#### WHAT IS NEEDED:
Write the material out again in full, word for word. Do not include the pictures.

#### COLLECTED DATA:
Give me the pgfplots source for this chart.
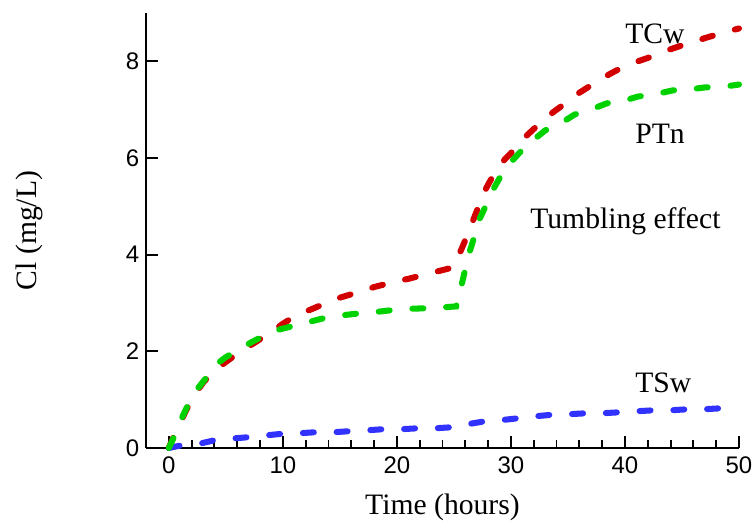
\documentclass[border=0pt]{standalone}
\usepackage{fontspec}
\setmainfont{Liberation Serif}
\newfontfamily\arial{Liberation Sans}
\usepackage{pgfplots}
\pgfplotsset{compat=1.18}
\definecolor{cred}{RGB}{210,0,0}
\definecolor{cgreen}{RGB}{0,210,0}
\definecolor{cblue}{RGB}{50,50,255}
\begin{document}
\begin{tikzpicture}
\begin{axis}[
  scale only axis,
  width=314.17pt, height=230.46pt,
  xmin=-2, xmax=50, ymin=0, ymax=9,
  axis lines=left,
  axis line style={-, line width=1pt},
  xtick={0,10,20,30,40,50},
  ytick={0,2,4,6,8},
  minor x tick num=4,
  tick align=inside,
  major tick length=6.2pt,
  minor tick length=4pt,
  every tick/.style={black, line width=1pt},
  /pgf/number format/assume math mode=true,
  tick label style={font=\fontsize{12.7}{14}\arial},
  xticklabel style={yshift=-1pt},
  xlabel={Time (hours)},
  ylabel={Cl (mg/L)},
  every axis x label/.style={at={(axis description cs:0.5,-0.136)}, anchor=center, font=\fontsize{15.7}{18}\selectfont},
  every axis y label/.style={at={(axis description cs:-0.196,0.5)}, anchor=center, rotate=90, font=\fontsize{15.7}{18}\selectfont},
  clip=false,
  every axis plot/.append style={line width=3.2pt, line cap=round, dash pattern=on 5.8pt off 12.1pt},
]
\addplot[cred] coordinates {
(0,0) (0.5,0.28) (1,0.52) (1.5,0.77) (2,1.0) (2.5,1.18) (3,1.35) (3.5,1.48) (4,1.6) (5,1.78) (6,1.95) (7,2.1) (8,2.25) (9,2.4) (10,2.57) (11,2.72) (12,2.82) (13,2.92) (14,3.02) (15,3.11) (16,3.18) (17,3.25) (18,3.33) (19,3.39) (20,3.45) (21,3.5) (22,3.56) (23,3.62) (24,3.68) (25,3.74) (25.4,3.97) (26,4.3) (26.5,4.6) (27,4.9) (27.5,5.22) (28,5.45) (28.5,5.66) (29,5.85) (29.5,5.98) (30,6.1) (31,6.38) (32,6.6) (33,6.82) (34,7.0) (35,7.17) (36,7.35) (37,7.5) (38,7.65) (39,7.78) (40,7.9) (41,7.99) (42,8.07) (43,8.16) (44,8.25) (45,8.33) (46,8.4) (47,8.48) (48,8.55) (49,8.62) (50,8.68)
};
\addplot[cblue] coordinates {
(0,0) (1.2,0.06) (2.9,0.1) (4.2,0.17) (5.8,0.2) (7.3,0.23) (8.9,0.27) (10.2,0.3) (11.8,0.31) (13.1,0.33) (14.7,0.33) (16,0.35) (17.6,0.37) (18.9,0.39) (20.5,0.39) (22,0.41) (23.5,0.41) (24.9,0.43) (26.4,0.5) (27.9,0.56) (29.3,0.58) (30.8,0.62) (32.3,0.66) (33.7,0.69) (35.2,0.7) (36.7,0.72) (38.1,0.72) (39.6,0.74) (41,0.76) (42.5,0.78) (44,0.78) (45.4,0.8) (46.8,0.8) (48.3,0.82) (50,0.84)
};
\addplot[cgreen] coordinates {
(0,0) (0.3,0.15) (0.6,0.3) (1,0.55) (1.5,0.8) (2,1.05) (2.5,1.22) (3,1.37) (3.5,1.52) (4,1.68) (4.5,1.79) (5,1.88) (5.6,1.96) (6.5,2.09) (7.5,2.22) (8.5,2.34) (9.5,2.44) (10.5,2.5) (11.5,2.56) (12.5,2.62) (13.5,2.68) (15,2.74) (16.5,2.78) (18,2.81) (19.5,2.85) (21,2.88) (22.5,2.89) (24,2.91) (25.2,2.93) (25.5,3.2) (25.9,3.6) (26.3,4.0) (26.7,4.3) (27.1,4.67) (27.7,4.96) (28.3,5.29) (29,5.58) (29.9,5.89) (30.8,6.12) (31.9,6.36) (33,6.57) (34.5,6.74) (35.6,6.9) (37.2,7.02) (38.4,7.13) (40,7.19) (41.1,7.27) (42.9,7.33) (44.2,7.4) (45.7,7.42) (47,7.46) (48.8,7.48) (50,7.52)
};
\node[anchor=base west, inner sep=0pt, font=\fontsize{15.7}{18}\selectfont] at (axis cs:40.0,8.37) {TCw};
\node[anchor=base west, inner sep=0pt, font=\fontsize{15.7}{18}\selectfont] at (axis cs:40.88,6.30) {PTn};
\node[anchor=base west, inner sep=0pt, font=\fontsize{15.7}{18}\selectfont] at (axis cs:31.67,4.55) {Tumbling effect};
\node[anchor=base west, inner sep=0pt, font=\fontsize{15.7}{18}\selectfont] at (axis cs:40.88,1.157) {TSw};
\end{axis}
\pgfresetboundingbox
\path[use as bounding box] (-77.35pt,-42.9pt) rectangle (322.65pt,237.35pt);
\end{tikzpicture}
\end{document}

#### SOLVED EXERCISE:
Give me the pgfplots source for this chart.
\documentclass[border=0pt]{standalone}
\usepackage{fontspec}
\setmainfont{Liberation Serif}
\newfontfamily\arial{Liberation Sans}
\usepackage{pgfplots}
\pgfplotsset{compat=1.18}
\definecolor{cred}{RGB}{210,0,0}
\definecolor{cgreen}{RGB}{0,210,0}
\definecolor{cblue}{RGB}{50,50,255}
\begin{document}
\begin{tikzpicture}
\begin{axis}[
  scale only axis,
  width=314.17pt, height=230.46pt,
  xmin=-2, xmax=50, ymin=0, ymax=9,
  axis lines=left,
  axis line style={-, line width=1pt},
  xtick={0,10,20,30,40,50},
  ytick={0,2,4,6,8},
  minor x tick num=4,
  tick align=inside,
  major tick length=6.2pt,
  minor tick length=4pt,
  every tick/.style={black, line width=1pt},
  /pgf/number format/assume math mode=true,
  tick label style={font=\fontsize{12.7}{14}\arial},
  xticklabel style={yshift=-1pt},
  xlabel={Time (hours)},
  ylabel={Cl (mg/L)},
  every axis x label/.style={at={(axis description cs:0.5,-0.136)}, anchor=center, font=\fontsize{15.7}{18}\selectfont},
  every axis y label/.style={at={(axis description cs:-0.196,0.5)}, anchor=center, rotate=90, font=\fontsize{15.7}{18}\selectfont},
  clip=false,
  every axis plot/.append style={line width=3.2pt, line cap=round, dash pattern=on 5.8pt off 12.1pt},
]
\addplot[cred] coordinates {
(0,0) (0.5,0.28) (1,0.52) (1.5,0.77) (2,1.0) (2.5,1.18) (3,1.35) (3.5,1.48) (4,1.6) (5,1.78) (6,1.95) (7,2.1) (8,2.25) (9,2.4) (10,2.57) (11,2.72) (12,2.82) (13,2.92) (14,3.02) (15,3.11) (16,3.18) (17,3.25) (18,3.33) (19,3.39) (20,3.45) (21,3.5) (22,3.56) (23,3.62) (24,3.68) (25,3.74) (25.4,3.97) (26,4.3) (26.5,4.6) (27,4.9) (27.5,5.22) (28,5.45) (28.5,5.66) (29,5.85) (29.5,5.98) (30,6.1) (31,6.38) (32,6.6) (33,6.82) (34,7.0) (35,7.17) (36,7.35) (37,7.5) (38,7.65) (39,7.78) (40,7.9) (41,7.99) (42,8.07) (43,8.16) (44,8.25) (45,8.33) (46,8.4) (47,8.48) (48,8.55) (49,8.62) (50,8.68)
};
\addplot[cblue] coordinates {
(0,0) (1.2,0.06) (2.9,0.1) (4.2,0.17) (5.8,0.2) (7.3,0.23) (8.9,0.27) (10.2,0.3) (11.8,0.31) (13.1,0.33) (14.7,0.33) (16,0.35) (17.6,0.37) (18.9,0.39) (20.5,0.39) (22,0.41) (23.5,0.41) (24.9,0.43) (26.4,0.5) (27.9,0.56) (29.3,0.58) (30.8,0.62) (32.3,0.66) (33.7,0.69) (35.2,0.7) (36.7,0.72) (38.1,0.72) (39.6,0.74) (41,0.76) (42.5,0.78) (44,0.78) (45.4,0.8) (46.8,0.8) (48.3,0.82) (50,0.84)
};
\addplot[cgreen] coordinates {
(0,0) (0.3,0.15) (0.6,0.3) (1,0.55) (1.5,0.8) (2,1.05) (2.5,1.22) (3,1.37) (3.5,1.52) (4,1.68) (4.5,1.79) (5,1.88) (5.6,1.96) (6.5,2.09) (7.5,2.22) (8.5,2.34) (9.5,2.44) (10.5,2.5) (11.5,2.56) (12.5,2.62) (13.5,2.68) (15,2.74) (16.5,2.78) (18,2.81) (19.5,2.85) (21,2.88) (22.5,2.89) (24,2.91) (25.2,2.93) (25.5,3.2) (25.9,3.6) (26.3,4.0) (26.7,4.3) (27.1,4.67) (27.7,4.96) (28.3,5.29) (29,5.58) (29.9,5.89) (30.8,6.12) (31.9,6.36) (33,6.57) (34.5,6.74) (35.6,6.9) (37.2,7.02) (38.4,7.13) (40,7.19) (41.1,7.27) (42.9,7.33) (44.2,7.4) (45.7,7.42) (47,7.46) (48.8,7.48) (50,7.52)
};
\node[anchor=base west, inner sep=0pt, font=\fontsize{15.7}{18}\selectfont] at (axis cs:40.0,8.37) {TCw};
\node[anchor=base west, inner sep=0pt, font=\fontsize{15.7}{18}\selectfont] at (axis cs:40.88,6.30) {PTn};
\node[anchor=base west, inner sep=0pt, font=\fontsize{15.7}{18}\selectfont] at (axis cs:31.67,4.55) {Tumbling effect};
\node[anchor=base west, inner sep=0pt, font=\fontsize{15.7}{18}\selectfont] at (axis cs:40.88,1.157) {TSw};
\end{axis}
\pgfresetboundingbox
\path[use as bounding box] (-77.35pt,-42.9pt) rectangle (322.65pt,237.35pt);
\end{tikzpicture}
\end{document}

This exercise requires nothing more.